AS: You rented the equipment from Big Apple. How much load-in time did you have?

JC: I would say we had about 18 hours including focus and sound and video setup, and that was from scratch to towers being assembled, power distribution, generators, everything arriving, and just half of it was getting the equipment disseminated. This pile goes a quarter-mile over there, this pile goes a quarter-mile in the opposite direction, and all of this stuff goes front of house. And to some extent we had the deliveries arrive like that, to just generally place things. The difficult thing about this kind of work is that it's really hard to rehearse. The dancers can't go back; you can't stop and say, "Let's take that cue again." Basically once they're over the edge it's one direction. We can get to the end of a scene and stop and regroup.

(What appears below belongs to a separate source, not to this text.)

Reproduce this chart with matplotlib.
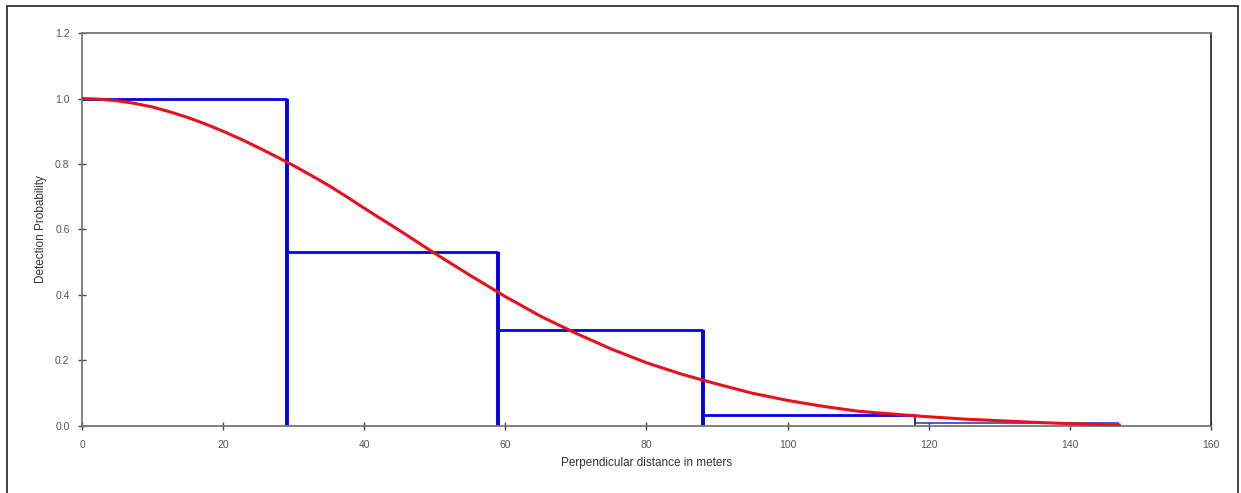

AS: You have to hoist everyone back up again.

JC: In fact, in most cases it's not a hoisting up, it's a running up, so it saps their energy. We did have a daylight rehearsal for everybody, where the dancers performed. It was broad daylight but at least the collaborators and the stage manager could look at it and place things choreographically.

AS: Did any of the ambient light from the New York cityscape interfere?

JC: It was much brighter than we anticipated. People were saying it's the moonlight, and it wasn't, it was the ambient city lights. Some of that we had control over and a lot of it we didn't. We found that Friday night, which was fairly cloudy, was worse because you'd get all that city light bouncing off the clouds, so the ambient level got really high. It's funny, because, again, like any theatrical project you have with video or projection, you're balancing to the projection, and that becomes your ceiling in terms of how bright you can bring things up, and the ambient really stepped on the video, which, of course, stepped on me.

AS: Is there anything else you'd like to say about the project?

JC: This was a great project for me. I love the outdoor work in the summer. It's really tough, and this was the toughest of them all, just because of the weather [it rained two of the three nights], but the payoff is so interesting, compared to what you get with everything else. And it's very live. At one point we considered going much more high-tech, having moving lights and board cues instead of followspot operators. We initially spec'd this as a 60-channel setup with three or four followspots and the rest moving lights and using bigger film-style equipment, broads and 12kWs and things like that, but it just didn't work out, primarily because it couldn't be accurately rehearsed, and we didn't have enough time within that to program, and the specifics of what we needed were so wide and the budget so small compared to what we wanted to do, that we ended up scaling back and keeping it much more almost like a live shoot.